Big property players look to US for refinancing
Half a dozen listed and unlisted real estate trusts and companies have just locked in new financing, with some tapping the US private placement market where there is strong demand from global investors but not necessarily cheaper debt.
Retail landlord Vicinity locked in $400 million in Australian medium term notes (AMTN) while QIC Global Real Estate has just priced $200 million in senior notes in the US private placement market.
The Long WALE Investment Partnership, 45 per cent owned by Charter Hall Long WALE REIT, issued $200 million in notes in the private placement market at an all-in cost of debt of 5 per cent, while pub owner ALE Property Group secured a $150 million notes issue in the local market at 4 per cent.

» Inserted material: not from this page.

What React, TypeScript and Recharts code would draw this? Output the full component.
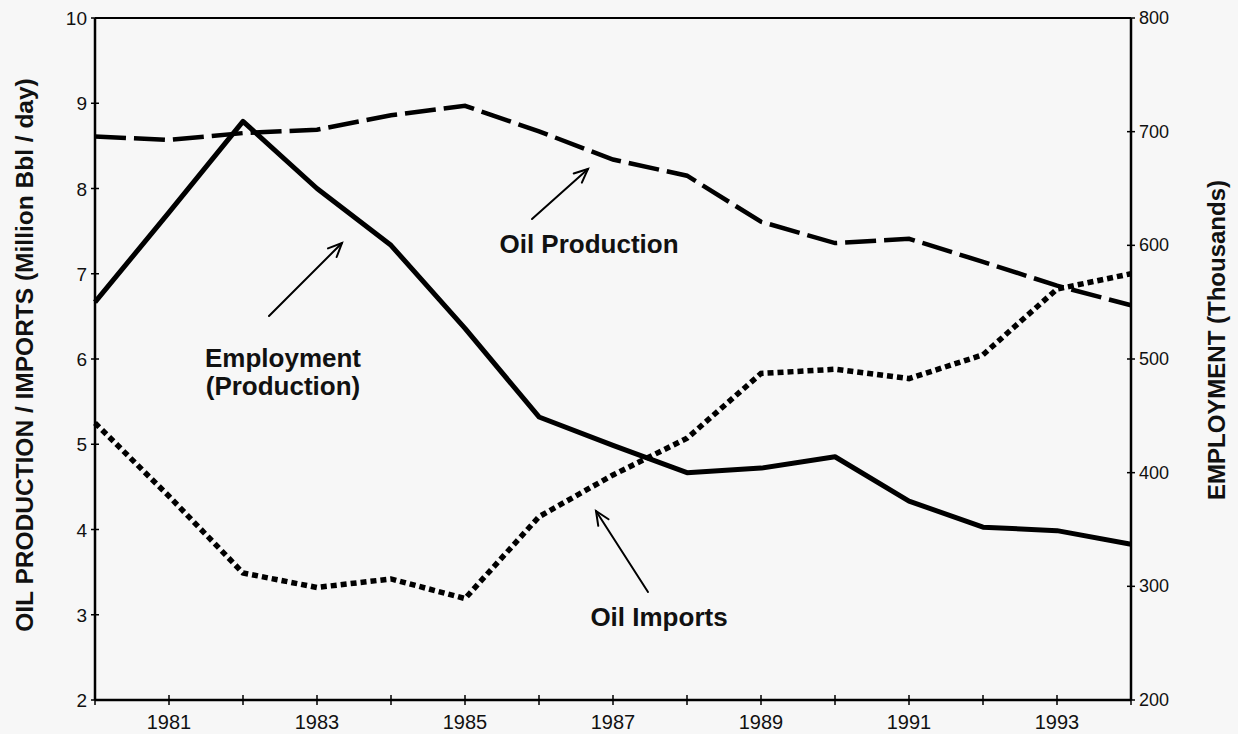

ALE Property Group managing director Andrew Wilkinson said he considered both the Australian corporate bond market and the US Private Placement market for the recent refinancing.
“ALE had successfully tapped the AMTN market in 2014 and chose that option again this year as it was the most competitively priced market for the term it was seeking,” Mr Wilkinson said. “Had ALE wished to issue over a longer term it may have been more competitive to source the US private placement market.
“We were delighted with the strong response we received from a wide range of domestic and international institutional investors, a number of whom have participated in ALE’s various debt issues since 2003. The competitive cost of the refinancing is testament to the market’s positive view of ALE’s business outlook and capital structure.”
Flexibility of resources
Citi’s managing director and head of debt capital markets for Australia and New Zealand, Ian Campbell, said he was seeing more of the smaller companies trying to enhance the flexibility of their funding sources.
“Boards don’t want to be wedded to one type of funding source,” Mr Campbell said.”There has been a rush of smaller debt raisings of late and we think part of this trend comes down to risk mitigation but also the market has been in strong issuer-friendly mode for a while now and taking advantage of those conditions makes sense.”
The US private placement market is attractive to Australian companies because of a feature known as the delayed drawdown which allows companies to secure the financing terms but not be forced to immediately take them up.
“The delayed drawdown feature allows a borrower to take down funds over an extended time, up to three months, which is different to the public debt markets that typically trade date five days when funds are received.”
Ongoing support
This feature allows the company to receive the funds closer to when they are needed.”There is plenty of demand for the debt from big US insurance and pension funds,” Mr Campbell said. “Market conditions have seen strong demand from investors both domestically and abroad, which has assisted in spreads moving tighter.”
The QIC Shopping Centre Fund recently undertook an investor roadshow looking to raise debt in the US Private Placement Market.
It was the fund’s inaugural debt issuance in that market, and helped to diversify its debt funding sources and managed by NAB & Bank of America Merrill Lynch as well as Westpac. The fund raised $US200 million ($268 million) across 10 and 12 year maturities.
Fellow retailer Vicinity raised $400 million earlier this year.
Vicinity’s chief financial officer, Richard Jamieson, said: “We are pleased with the ongoing support of Vicinity from both domestic and Asian bond investors which has resulted in competitive pricing for our notes and extends the duration of our financing facilities.”
He said the proceeds of the issue would be used to repay existing bank facilities and for general corporate purposes.